-- Begin Provided data --
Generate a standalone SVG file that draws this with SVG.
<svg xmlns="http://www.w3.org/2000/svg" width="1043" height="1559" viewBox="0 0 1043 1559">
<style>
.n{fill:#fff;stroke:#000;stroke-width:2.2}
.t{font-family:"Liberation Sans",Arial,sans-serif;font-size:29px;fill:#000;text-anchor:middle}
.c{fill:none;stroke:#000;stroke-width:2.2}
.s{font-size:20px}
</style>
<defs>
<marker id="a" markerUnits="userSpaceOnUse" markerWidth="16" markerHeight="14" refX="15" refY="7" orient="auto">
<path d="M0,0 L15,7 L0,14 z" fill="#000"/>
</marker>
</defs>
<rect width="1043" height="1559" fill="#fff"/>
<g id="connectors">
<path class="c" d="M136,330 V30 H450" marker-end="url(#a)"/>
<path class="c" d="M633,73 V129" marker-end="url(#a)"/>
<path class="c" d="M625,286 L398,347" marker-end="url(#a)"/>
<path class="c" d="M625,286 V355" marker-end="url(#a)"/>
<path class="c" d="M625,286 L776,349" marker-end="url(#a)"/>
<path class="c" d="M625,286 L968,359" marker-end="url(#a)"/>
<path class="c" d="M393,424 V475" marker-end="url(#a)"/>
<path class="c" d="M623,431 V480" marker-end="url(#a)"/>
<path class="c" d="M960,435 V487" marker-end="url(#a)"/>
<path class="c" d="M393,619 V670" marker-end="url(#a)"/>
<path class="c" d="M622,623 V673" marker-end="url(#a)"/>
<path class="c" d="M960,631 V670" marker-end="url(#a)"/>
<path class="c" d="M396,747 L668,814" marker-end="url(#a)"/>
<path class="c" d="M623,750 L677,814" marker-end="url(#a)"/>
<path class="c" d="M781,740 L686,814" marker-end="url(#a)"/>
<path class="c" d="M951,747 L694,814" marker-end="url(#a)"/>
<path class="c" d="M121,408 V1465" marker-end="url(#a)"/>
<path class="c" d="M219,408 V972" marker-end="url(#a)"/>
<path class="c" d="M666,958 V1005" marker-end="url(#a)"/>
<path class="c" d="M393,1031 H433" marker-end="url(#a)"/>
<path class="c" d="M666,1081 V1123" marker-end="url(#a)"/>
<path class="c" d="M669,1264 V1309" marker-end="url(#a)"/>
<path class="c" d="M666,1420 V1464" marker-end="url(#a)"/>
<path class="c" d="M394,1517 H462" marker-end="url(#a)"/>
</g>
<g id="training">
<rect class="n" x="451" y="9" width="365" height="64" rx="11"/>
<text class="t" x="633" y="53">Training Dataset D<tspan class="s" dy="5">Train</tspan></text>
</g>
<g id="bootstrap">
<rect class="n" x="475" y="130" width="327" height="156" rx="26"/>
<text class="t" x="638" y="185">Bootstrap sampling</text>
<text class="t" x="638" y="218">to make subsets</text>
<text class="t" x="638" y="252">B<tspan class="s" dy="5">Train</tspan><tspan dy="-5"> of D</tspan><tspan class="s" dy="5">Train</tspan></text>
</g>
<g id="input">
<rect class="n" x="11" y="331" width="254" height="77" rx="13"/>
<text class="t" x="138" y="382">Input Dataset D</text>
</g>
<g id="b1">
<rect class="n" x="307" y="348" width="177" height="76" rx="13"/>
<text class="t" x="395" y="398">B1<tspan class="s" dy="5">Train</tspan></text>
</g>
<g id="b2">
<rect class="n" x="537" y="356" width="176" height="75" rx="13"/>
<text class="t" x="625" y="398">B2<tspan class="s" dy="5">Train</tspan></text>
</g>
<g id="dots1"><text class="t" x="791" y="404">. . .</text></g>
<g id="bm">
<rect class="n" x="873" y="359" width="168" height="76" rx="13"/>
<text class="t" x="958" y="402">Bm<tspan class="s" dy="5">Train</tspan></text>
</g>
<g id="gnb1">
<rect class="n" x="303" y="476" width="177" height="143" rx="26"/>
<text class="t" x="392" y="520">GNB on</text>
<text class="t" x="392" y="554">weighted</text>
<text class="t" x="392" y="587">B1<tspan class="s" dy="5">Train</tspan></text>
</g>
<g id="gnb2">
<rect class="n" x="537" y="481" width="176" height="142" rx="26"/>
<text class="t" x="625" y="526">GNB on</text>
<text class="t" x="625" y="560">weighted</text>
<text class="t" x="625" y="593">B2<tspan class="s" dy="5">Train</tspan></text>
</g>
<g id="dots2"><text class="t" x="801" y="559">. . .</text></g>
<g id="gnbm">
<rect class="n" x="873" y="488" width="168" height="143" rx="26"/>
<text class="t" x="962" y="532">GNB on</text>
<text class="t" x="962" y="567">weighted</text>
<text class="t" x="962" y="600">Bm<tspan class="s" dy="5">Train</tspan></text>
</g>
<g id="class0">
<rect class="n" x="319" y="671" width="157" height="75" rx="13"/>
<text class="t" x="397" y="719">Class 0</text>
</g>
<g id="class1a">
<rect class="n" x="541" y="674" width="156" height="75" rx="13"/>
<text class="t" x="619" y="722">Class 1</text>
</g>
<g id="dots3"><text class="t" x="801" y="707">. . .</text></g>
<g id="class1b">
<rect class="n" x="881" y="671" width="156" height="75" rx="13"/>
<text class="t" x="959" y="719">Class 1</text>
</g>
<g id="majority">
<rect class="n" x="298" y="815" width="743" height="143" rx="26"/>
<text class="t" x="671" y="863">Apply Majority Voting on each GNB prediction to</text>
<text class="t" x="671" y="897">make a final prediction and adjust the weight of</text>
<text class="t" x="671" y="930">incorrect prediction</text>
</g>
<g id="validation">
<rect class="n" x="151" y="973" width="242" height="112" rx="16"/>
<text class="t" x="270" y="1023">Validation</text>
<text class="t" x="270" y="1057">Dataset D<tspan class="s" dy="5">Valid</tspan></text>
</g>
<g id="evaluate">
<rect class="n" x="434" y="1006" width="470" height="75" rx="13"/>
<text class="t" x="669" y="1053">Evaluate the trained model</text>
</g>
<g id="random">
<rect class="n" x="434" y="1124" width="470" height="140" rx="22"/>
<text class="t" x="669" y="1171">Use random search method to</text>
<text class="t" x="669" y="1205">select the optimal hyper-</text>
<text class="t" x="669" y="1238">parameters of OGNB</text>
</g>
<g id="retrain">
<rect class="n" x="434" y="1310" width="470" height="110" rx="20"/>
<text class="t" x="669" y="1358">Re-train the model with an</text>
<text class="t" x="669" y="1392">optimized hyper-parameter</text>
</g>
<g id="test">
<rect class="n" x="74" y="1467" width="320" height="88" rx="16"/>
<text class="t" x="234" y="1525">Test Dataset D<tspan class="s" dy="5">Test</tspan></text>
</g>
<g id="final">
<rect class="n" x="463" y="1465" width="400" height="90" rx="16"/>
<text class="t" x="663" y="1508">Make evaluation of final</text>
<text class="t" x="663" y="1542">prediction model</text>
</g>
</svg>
-- End Provided data --
• **Exercise prompt**:
Filter the listing above for the string "with" and copy every matching line.

• **Written solution**:
Generate a standalone SVG file that draws this with SVG.
<text class="t" x="669" y="1358">Re-train the model with an</text>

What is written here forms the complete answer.